Things I Know 334 of 365: Earth might have a partner for twin day during the next spirit week

If your first instinct it to tell me all the reasons this isn’t exciting or give the statistics regarding little chance there is of anything coming of this, I’ll see you at 335 of 365.

For the rest of you, I’ve been consuming information about Kepler-20e and Kepler-20f.

This is what I learned about when I watched Star Trek as a kid. It’s what excited my imagination when watching the short-lived Earth 2, and it’s what makes looking at the stars on a clear night while I’m home in Illinois so exciting.

Though the first two earth-sized planets to be orbiting a sun like ours existed long before the discovery was published in Nature, there’s something different now. Though the likelihood of life as we know it existing on the planets is almost inconceivable, there’s a reduced sense of aloneness attached to knowing they’re there.
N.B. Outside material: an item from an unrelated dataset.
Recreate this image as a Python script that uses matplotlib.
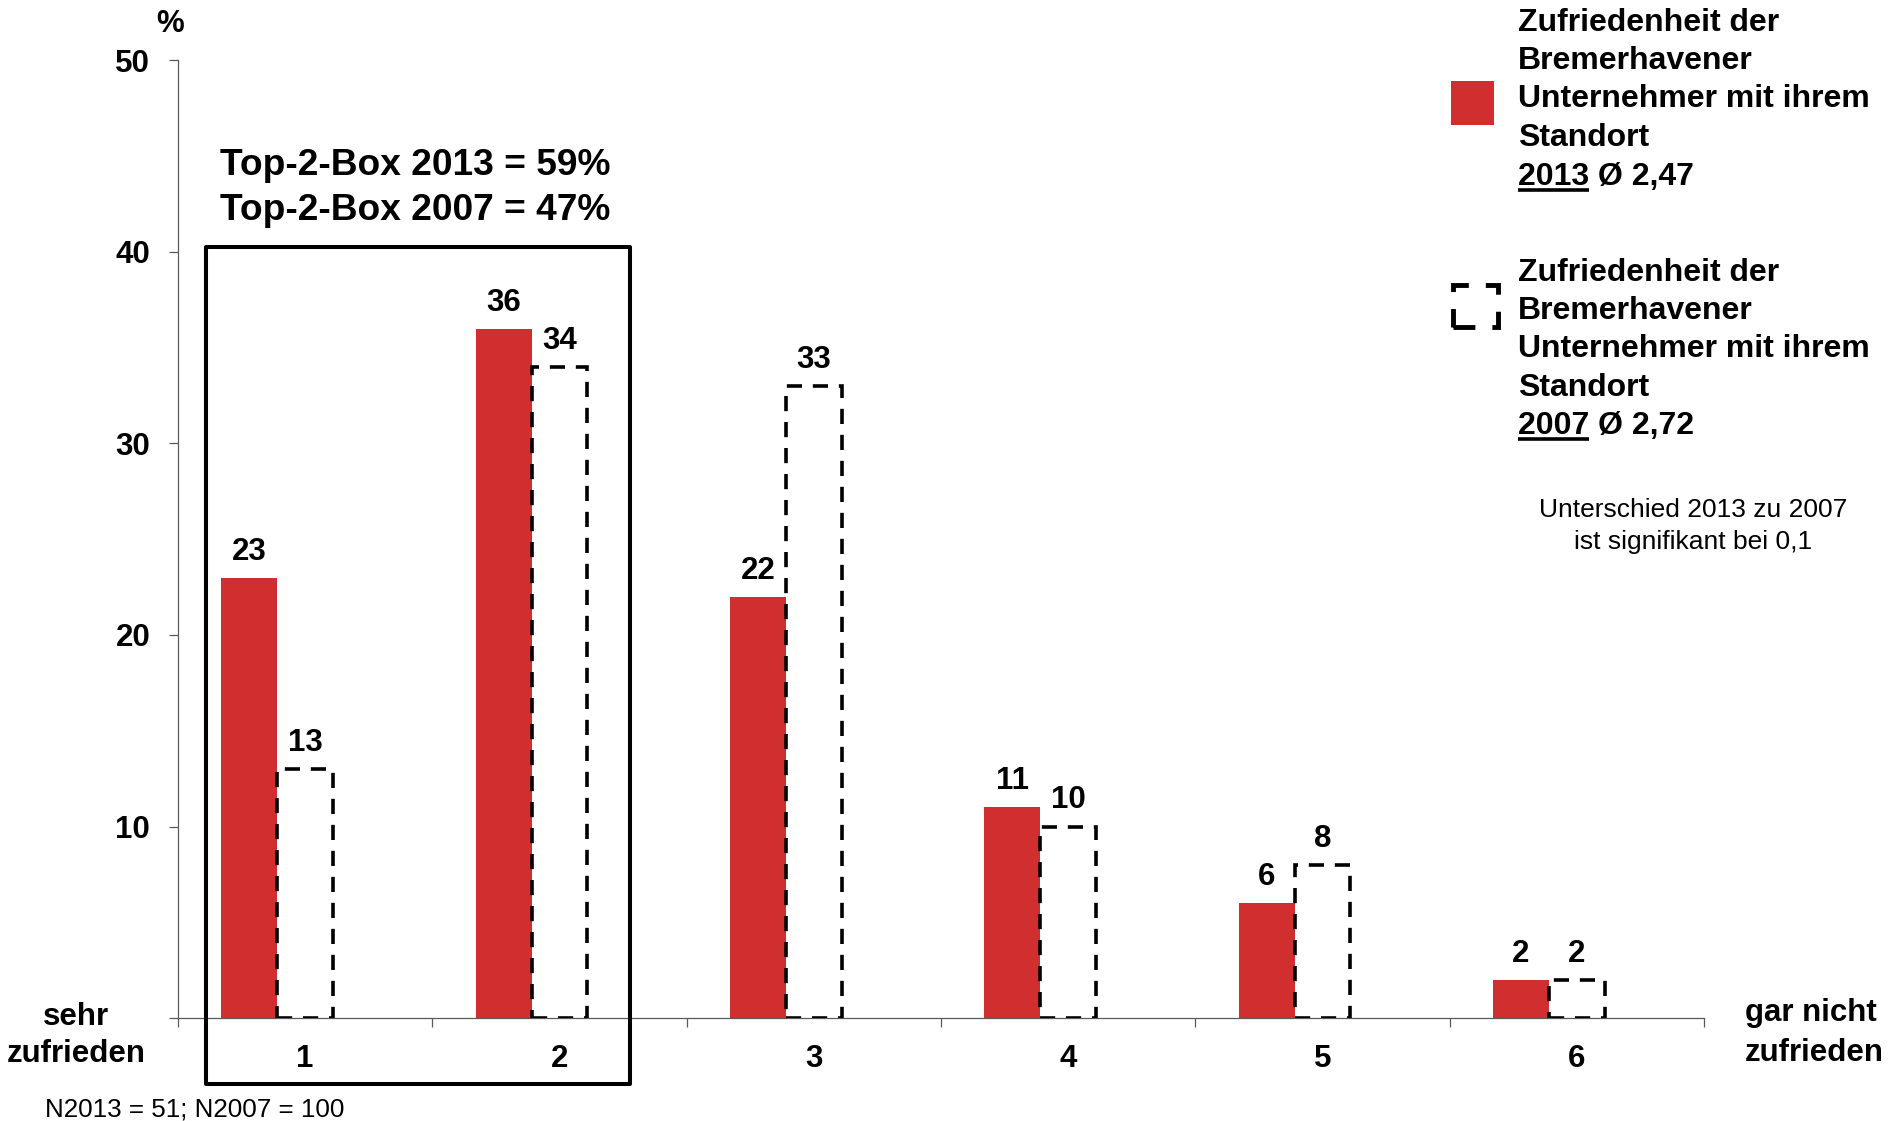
import matplotlib
matplotlib.use("Agg")
import matplotlib.pyplot as plt
from matplotlib.patches import Rectangle
from matplotlib.lines import Line2D
import numpy as np

plt.rcParams['font.family'] = ['Liberation Sans', 'DejaVu Sans']

# Satisfaction scale 1 (sehr zufrieden) .. 6 (gar nicht zufrieden)
categories = ["1", "2", "3", "4", "5", "6"]
share_2013 = [23, 36, 22, 11, 6, 2]
share_2007 = [13, 34, 33, 10, 8, 2]
y_ticks = [0, 10, 20, 30, 40, 50]
y_tick_labels = ["", "10", "20", "30", "40", "50"]

legend_lines = ["Zufriedenheit der", "Bremerhavener", "Unternehmer mit ihrem", "Standort"]
mean_2013 = ("2013", " Ø 2,47")
mean_2007 = ("2007", " Ø 2,72")
top2_lines = ["Top-2-Box 2013 = 59%", "Top-2-Box 2007 = 47%"]
note_lines = ["Unterschied 2013 zu 2007", "ist signifikant bei 0,1"]
sample_note = "N2013 = 51; N2007 = 100"

RED = "#d12e30"
AXIS_GREY = "#5a5a5a"
W, H = 1891, 1121
BOLD = 22.5

fig = plt.figure(figsize=(W / 100, H / 100), dpi=100)
ax = fig.add_axes([178 / W, (H - 1018) / H, (1704 - 178) / W, (1018 - 60.5) / H])

x = np.arange(1, len(categories) + 1)
bw = 0.22
bars13 = ax.bar(x - bw, share_2013, width=bw, color=RED, linewidth=0, zorder=2)
bars07 = ax.bar(x, share_2007, width=bw, facecolor="none", edgecolor="black",
                linewidth=2.6, linestyle=(0, (4.2, 3.0)), zorder=3)

for bars, vals in ((bars13, share_2013), (bars07, share_2007)):
    for b, v in zip(bars, vals):
        ax.annotate(str(v), (b.get_x() + b.get_width() / 2, v),
                    xytext=(0, 18), textcoords="offset pixels",
                    ha="center", va="baseline", fontsize=BOLD, fontweight="bold")

ax.set_xlim(0.5, len(categories) + 0.5)
ax.set_ylim(0, 50)
for s in ("top", "right"):
    ax.spines[s].set_visible(False)
for s in ("left", "bottom"):
    ax.spines[s].set_color(AXIS_GREY)
    ax.spines[s].set_linewidth(0.9)

ax.set_yticks(y_ticks)
ax.set_yticklabels(y_tick_labels, fontsize=BOLD, fontweight="bold")
ax.tick_params(axis="y", length=6.5, width=0.9, color=AXIS_GREY, pad=13.5)

ax.set_xticks(x)
ax.set_xticklabels(categories, fontsize=BOLD, fontweight="bold")
ax.set_xticks(np.arange(0.5, len(categories) + 1, 1.0), minor=True)
ax.tick_params(axis="x", which="major", length=0, pad=19)
ax.tick_params(axis="x", which="minor", length=6.5, width=0.9, color=AXIS_GREY)

# Frame around the two best ratings (Top-2-Box)
ax.add_patch(Rectangle((0.61, -3.45), 2.277 - 0.61, 40.26 + 3.45, fill=False,
                       edgecolor="black", linewidth=2.9, joinstyle="round",
                       clip_on=False, zorder=4))


def ftext(px, py, s, **kw):
    return fig.text(px / W, 1 - py / H, s, va="baseline", **kw)


ftext(170, 32, "%", ha="center", fontsize=BOLD, fontweight="bold")
for line, base in zip(top2_lines, (175, 220)):
    ftext(220, base, line, ha="left", fontsize=26.7, fontweight="bold")

ftext(76, 1025, "sehr", ha="center", fontsize=BOLD, fontweight="bold")
ftext(76, 1062, "zufrieden", ha="center", fontsize=BOLD, fontweight="bold")
ftext(1745, 1021, "gar nicht", ha="left", fontsize=BOLD, fontweight="bold")
ftext(1745, 1061, "zufrieden", ha="left", fontsize=BOLD, fontweight="bold")
ftext(45, 1117, sample_note, ha="left", fontsize=18.7)
for line, base in zip(note_lines, (517, 549)):
    ftext(1693, base, line, ha="center", fontsize=19)

# Legend: swatches drawn in figure pixels
fig.patches.append(Rectangle((1451 / W, 1 - 125 / H), 43 / W, 44 / H,
                             transform=fig.transFigure, facecolor=RED,
                             edgecolor="none", figure=fig))
fig.patches.append(Rectangle((1453 / W, 1 - 327 / H), 45 / W, 42 / H,
                             transform=fig.transFigure, facecolor="none",
                             edgecolor="black", linewidth=3.5,
                             linestyle=(0, (4.5, 3.5)), figure=fig))

LEG = 23
underlined = []
for bases, (year, rest) in (((31, 69, 107, 146, 185), mean_2013),
                            ((281, 319, 357, 396, 434), mean_2007)):
    for line, base in zip(legend_lines, bases[:4]):
        ftext(1518, base, line, ha="left", fontsize=LEG, fontweight="bold")
    ftext(1518, bases[4], year + rest, ha="left", fontsize=LEG, fontweight="bold")
    probe = ftext(1518, bases[4], year, ha="left", fontsize=LEG,
                  fontweight="bold", alpha=0)
    underlined.append((probe, bases[4] + 5))

fig.canvas.draw()
renderer = fig.canvas.get_renderer()
for probe, uy in underlined:
    bb = probe.get_window_extent(renderer)
    fig.lines.append(Line2D([bb.x0 / W, bb.x1 / W], [1 - uy / H, 1 - uy / H],
                            transform=fig.transFigure, color="black",
                            linewidth=2.6, solid_capstyle="butt", figure=fig))
    probe.remove()

fig.savefig("out.png", dpi=100)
This is the value of STEM in schools, the ability to incite wonder in the world and beyond.

We noticed a dimming of the sun using a satellite Galileo would have swooned over and then measured wobble of the star caused by the gravity of the planets.

And we haven’t even seen them.

We think they’re there.

The evidence says it’s likely they’re there and they’re planets..

It’s as close as scientists get to faith.

It’s beautiful.

Though we haven’t seen them, exactly, humanity cannot help but try to imagine what these distant neighbors look like.

I’m going to go get some butcher block paper and my crayons.